Еще одна серьезная разница видна в настроении, если сравнить, например, «Холодный октябрь» Миллеса и «Беление холстов близ Овервеена» Рёйсдаля, а также «Ирландских эмигрантов» Холла и «Чтение Библии» Рембрандта.
Рембрандт и Рёйсдаль великолепны как в нашем восприятии, так и в восприятии их современников, однако в работах нынешних художников есть то, что вызывает в нас более личный, более задушевный отклик.
То же самое можно сказать о ксилографиях Свайна и о гравюрах старых немецких мастеров.
Таким образом, современные художники совершили ошибку, когда несколько лет назад, поддавшись моде, начали подражать старым мастерам.
Поэтому так справедливы слова папаши Милле: «Il me semble absurde que les hommes veuillent paraître autre chose que ce qu’ils sont»[119]. Казалось бы, избитая истина, но она бесконечно глубока, словно океан, и я полагаю, что ею стоит руководствоваться во всех начинаниях.
Еще сообщаю тебе, что с этого дня я вновь буду регулярно трудиться, – работа должна продолжаться во что бы то ни стало; и хочу добавить, что очень жду писем и желаю тебе спокойной ночи.
До свидания, жму руку.
Если тебя не затруднит, не забудь, пожалуйста, о плотной бумаге энгр, образец прилагается. Тонкая у меня пока в достатке. На плотной энгр я могу писать акварели, но, например, на sans fin[120] они всегда получаются непрозрачными, и это не совсем моя вина.
Ту сегодняшнюю колыбельку я нарисую еще сто раз. С упорством.

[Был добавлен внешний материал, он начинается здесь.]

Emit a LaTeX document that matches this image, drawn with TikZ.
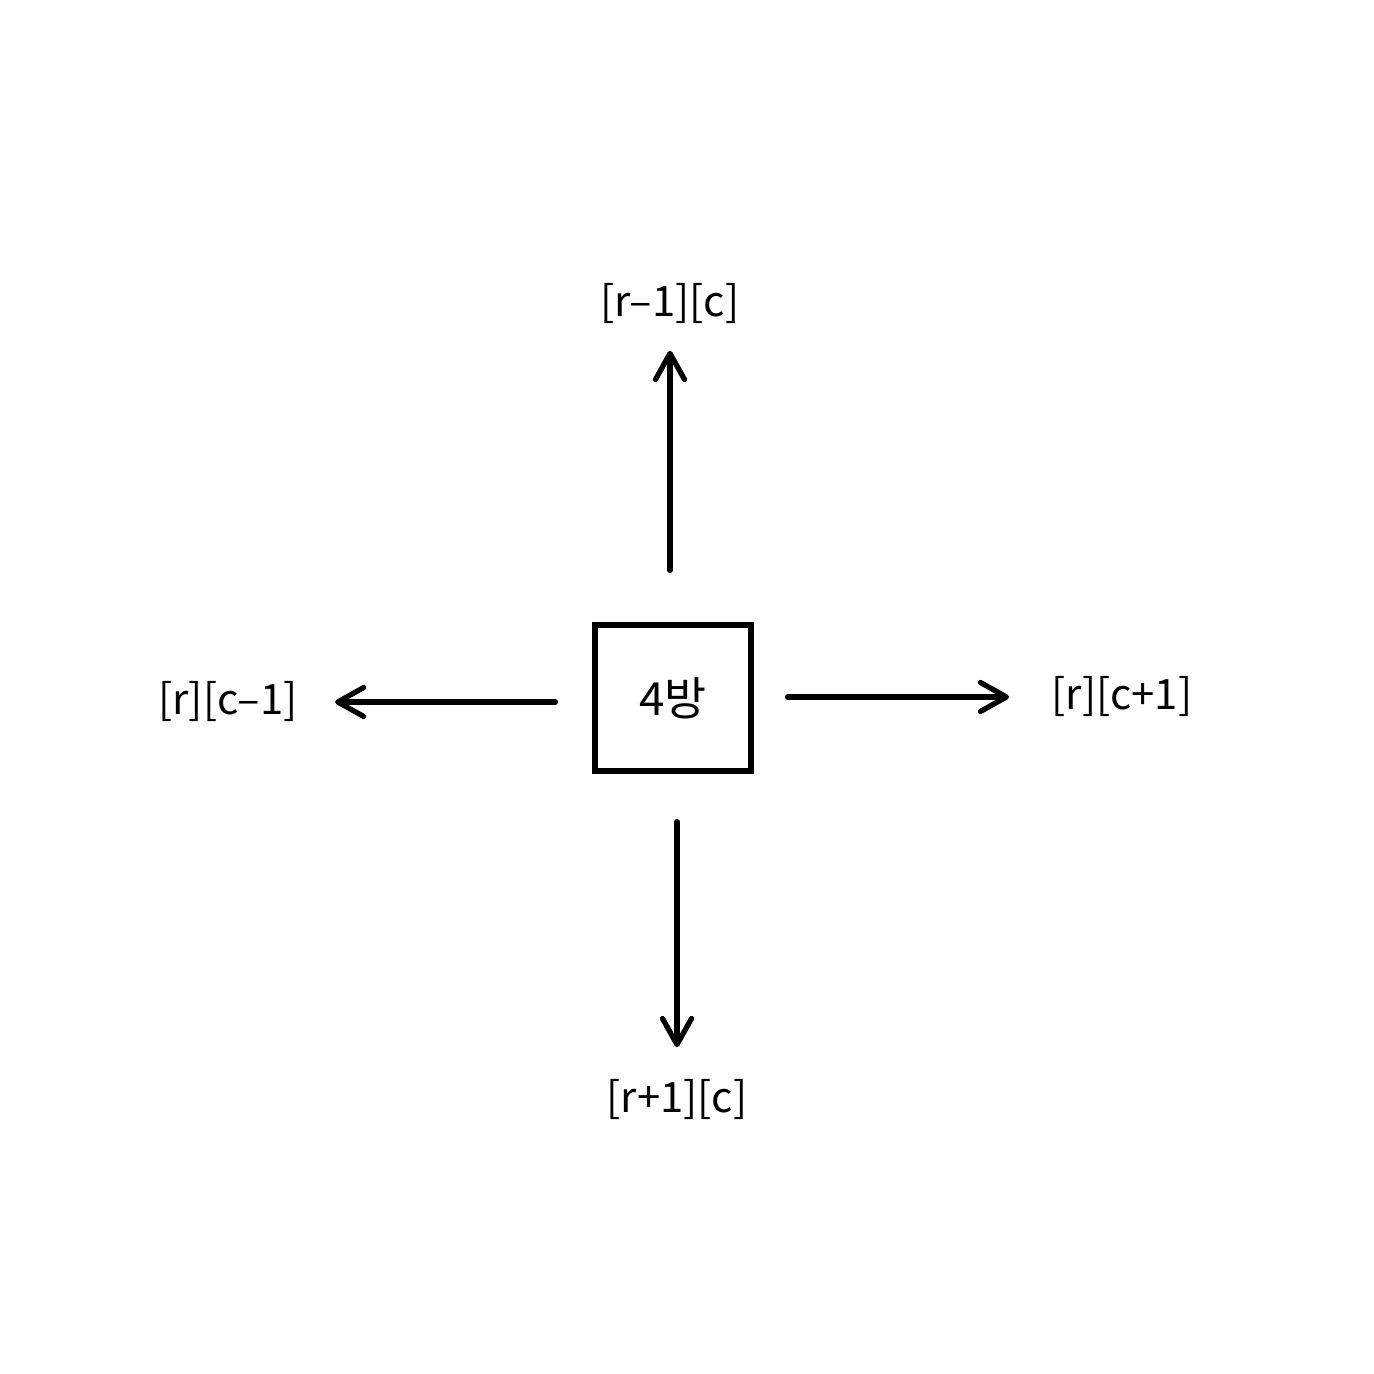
\documentclass[tikz,border=0pt]{standalone}
\usepackage{fontspec}
\setmainfont{Noto Sans CJK KR}
\usetikzlibrary{arrows.meta}
\tikzstyle{cellbox} = [rectangle, minimum width=1.56cm, minimum height=1.46cm, line width=1.5pt, draw=black, inner sep=0pt, font=\fontsize{13pt}{15pt}\selectfont]
\tikzstyle{lbl} = [inner sep=0pt, font=\fontsize{11.9pt}{14pt}\selectfont]
\tikzstyle{arrow} = [line width=1.5pt, line cap=round, -{Straight Barb[length=2.6mm, width=2.9mm, round]}]

\begin{document}
\begin{tikzpicture}
                    \useasboundingbox (0,0) rectangle (13.74,13.74);

                    \node[cellbox] (cell) at (6.73,6.76) {4방};

                    \node[lbl] (up) at (6.70,10.70) {[r–1][c]};
                    \node[lbl] (down) at (6.77,2.75) {[r+1][c]};
                    \node[lbl] (left) at (2.28,6.72) {[r][c–1]};
                    \node[lbl] (right) at (11.22,6.77) {[r][c+1]};

                    \draw[arrow, shorten <=0.52cm, shorten >=0.26cm] (cell.north -| up) -- (up.south);
                    \draw[arrow, shorten <=0.48cm, shorten >=0.31cm] (cell.south -| down) -- (down.north);
                    \draw[arrow, shorten <=0.37cm, shorten >=0.37cm] (cell.west |- left) -- (left.east);
                    \draw[arrow, shorten <=0.34cm, shorten >=0.42cm] (cell.east |- right) -- (right.west);
                \end{tikzpicture}
\end{document}
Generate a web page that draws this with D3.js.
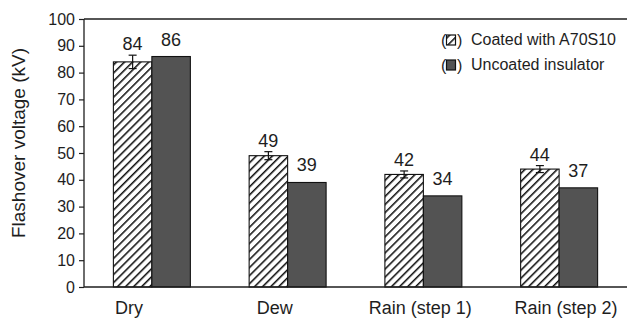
<!DOCTYPE html>
<html><head><meta charset="utf-8">
<script src="https://cdn.jsdelivr.net/npm/d3@7"></script>
<style>body{margin:0;background:#fff}svg{display:block;font-family:"Liberation Sans",Arial,sans-serif}</style>
</head><body><svg id="c" width="627" height="320"></svg>
<script>
const categories = ["Dry", "Dew", "Rain (step 1)", "Rain (step 2)"];
const series = ["Coated with A70S10", "Uncoated insulator"];
const coated = [84, 49, 42, 44];
const coatedErr = [2.5, 1.5, 1.3, 1.3];
const uncoated = [86, 39, 34, 37];
const yTicks = [0, 10, 20, 30, 40, 50, 60, 70, 80, 90, 100];

const svg = d3.select("#c");
const x0 = 84, x1 = 627, yTop = 19, yBot = 287;
const ink = "#1e1e1e", gray = "#535353";
const y = d3.scaleLinear().domain([0, 100]).range([yBot, yTop]);
const xb = d3.scaleBand().domain(categories).range([x0, x1]).paddingInner(0.433).paddingOuter(0.2165);
const xs = d3.scaleBand().domain(series).range([0, xb.bandwidth()]);
const xl = d3.scalePoint().domain(categories).range([129, 566]);

const defs = svg.append("defs");
const P = 5.7;
const pat = defs.append("pattern").attr("id","hatch").attr("patternUnits","userSpaceOnUse")
  .attr("width",P).attr("height",P).attr("patternTransform","rotate(45)");
pat.append("rect").attr("width",P).attr("height",P).attr("fill","#fff");
pat.append("line").attr("x1",0).attr("y1",0).attr("x2",0).attr("y2",P).attr("stroke","#111").attr("stroke-width",3.1);

// frame top
svg.append("line").attr("x1",x0).attr("x2",x1).attr("y1",yTop).attr("y2",yTop).attr("stroke",ink).attr("stroke-width",1.3);

// bars
const g = svg.append("g");
categories.forEach((c,i)=>{
  const data = [{s:series[0], v:coated[i]}, {s:series[1], v:uncoated[i]}];
  g.selectAll(null).data(data).enter().append("rect")
    .attr("x", d=>xb(c)+xs(d.s)).attr("width", xs.bandwidth())
    .attr("y", d=>y(d.v)).attr("height", d=>yBot-y(d.v))
    .attr("fill", d=>d.s===series[0]?"url(#hatch)":gray)
    .attr("stroke","#111").attr("stroke-width",1.1);
  const cx = xb(c)+xs(series[0])+xs.bandwidth()/2;
  const e = coatedErr[i];
  g.append("line").attr("x1",cx).attr("x2",cx).attr("y1",y(coated[i]+e)).attr("y2",y(coated[i]-e)).attr("stroke","#111").attr("stroke-width",1.2);
  [coated[i]+e, coated[i]-e].forEach(v=>g.append("line").attr("x1",cx-4).attr("x2",cx+4).attr("y1",y(v)).attr("y2",y(v)).attr("stroke","#111").attr("stroke-width",1.2));
  g.append("text").attr("x",cx).attr("y",y(coated[i]+e)-5).attr("text-anchor","middle").attr("font-size",18).attr("fill",ink).text(coated[i]);
  const ux = xb(c)+xs(series[1])+xs.bandwidth()/2;
  g.append("text").attr("x",ux).attr("y",y(uncoated[i])-11).attr("text-anchor","middle").attr("font-size",18).attr("fill",ink).text(uncoated[i]);
});

// axes
const ya = svg.append("g").attr("transform",`translate(${x0},0)`)
  .call(d3.axisLeft(y).tickValues(yTicks).tickSize(5).tickPadding(4));
ya.select(".domain").attr("stroke",ink).attr("stroke-width",1.3).attr("d",`M0,${yTop}V${yBot}`);
ya.selectAll(".tick line").attr("stroke",ink).attr("stroke-width",1.2);
ya.selectAll("text").attr("font-size",16).attr("fill",ink).attr("font-family","Liberation Sans, Arial, sans-serif");

svg.append("line").attr("x1",x0).attr("x2",x1).attr("y1",yBot).attr("y2",yBot).attr("stroke",ink).attr("stroke-width",1.3);

svg.append("g").selectAll("text").data(categories).enter().append("text")
  .attr("x", d=>xl(d)).attr("y",314).attr("text-anchor","middle").attr("font-size",18).attr("fill",ink).text(d=>d);

svg.append("text").attr("transform",`translate(25,143) rotate(-90)`).attr("text-anchor","middle")
  .attr("font-size",19).attr("fill",ink).text("Flashover voltage (kV)");

// legend
const lg = svg.append("g");
series.forEach((s,i)=>{
  const by = 45 + i*25;
  lg.append("text").attr("x",441).attr("y",by+1).attr("font-size",16).attr("fill",ink).text("(");
  lg.append("rect").attr("x",446.5).attr("y",by-10).attr("width",9).attr("height",10)
    .attr("fill", i===0?"url(#hatch)":gray).attr("stroke","#111").attr("stroke-width",1.2);
  lg.append("text").attr("x",457).attr("y",by+1).attr("font-size",16).attr("fill",ink).text(")");
  lg.append("text").attr("x",471).attr("y",by).attr("font-size",16).attr("fill",ink).text(s);
});
</script></body></html>
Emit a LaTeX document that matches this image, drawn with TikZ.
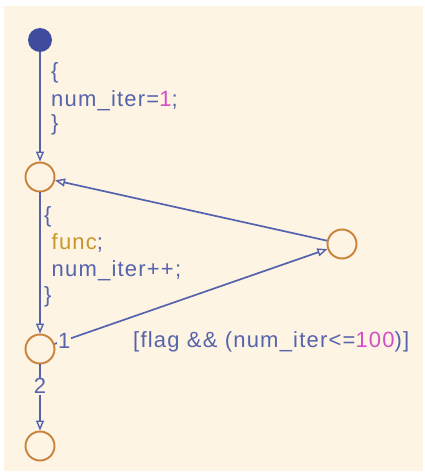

250 (219). Тео Ван Гогу. Гаага, воскресенье, 23 июля 1882
Воскресенье, утро
Дорогой Тео,
получил твое письмо, как и приложенные к нему 50 франков. От всего сердца благодарю тебя за это и очень рад, что ты сообщил детали своего приезда.
Не будешь ли ты против, если мы условимся провести вместе все свободное время, которое останется у тебя по завершении твоих здешних дел и визитов, и при этом постараемся обрести то же настроение, как тогда на Рейсвейкской мельнице?